Chris Walsh (chris_walsh) wrote,
Chris Walsh

In Phillip Pullman books, audio books could be called "Aether Books." (I have *just* decided this.)

While I write this (evening, Sunday Nov. 5th), I'm listening to narration. I've added to my tablet an app for audio books. I've listened to audio books before, on CD, but not for a while. One reason was that I was a little daunted by how many CDs that requires; I once borrowed a Lemony Snicket A Series of Unfortunate Events audiobook, and that relatively short novel needed five or six discs. Weirdly, the audio books I got way back in the Eighties when they'd be on audiocassette didn't seem to me to use too many tapes — maybe four 90-minute tapes — and five or six isn't really much more than four...

I'm not sure I'm rational about audio books, people, at least not yet. I'm still not very used to them.

The first audio book I'm listening to through my tablet is H. Rider Haggard's Eric Brighteyes, borrowed from my library (also available via Project Gutenberg. I've meant for years to read this, a homage to Old English and Icelandic sagas, and my county library has the book only in this format. Narrated, it's 10-and-three-quarters hours. I've listened to it at 1.25x speed, and reached the six-and-a-half-hour mark (just past the 8-hour mark as of Monday night). I'm thinking of re-listening once I'm done, maybe multiple shorter excerpts at a time. I'd have time; like other library items, I can borrow it for three weeks. (Digital material like this and ebooks can't be renewed.)

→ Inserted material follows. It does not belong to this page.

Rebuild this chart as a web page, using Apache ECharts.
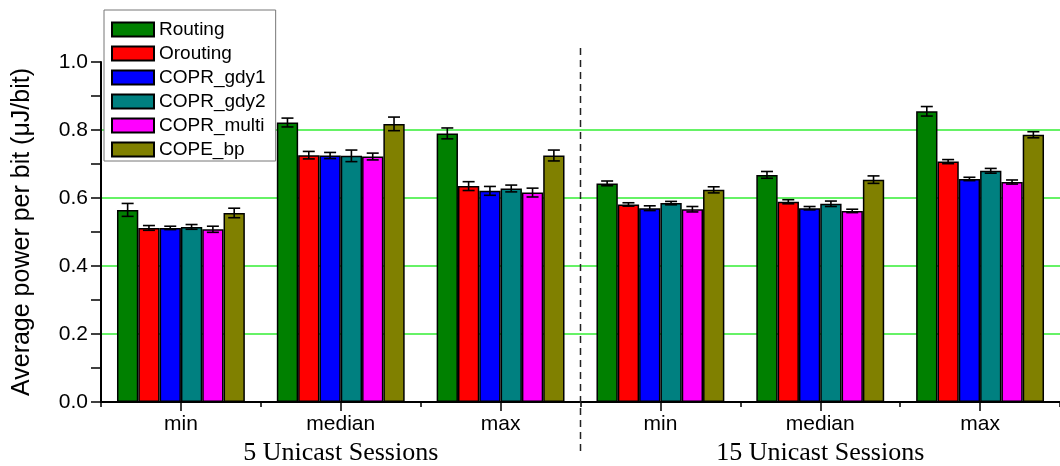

I still hope to see how well I retain a novel told to me, as opposed to one I've read. Some people don't retain stories well that way. I'm thinking of my Grandma Jean, my dad's mom, after she'd had a stroke; it was more annoying for her to hold a book, so I suggested to her that she get audio books. She turned that down, saying she wouldn't remember what she'd heard. Will I be like her that way? Let's see!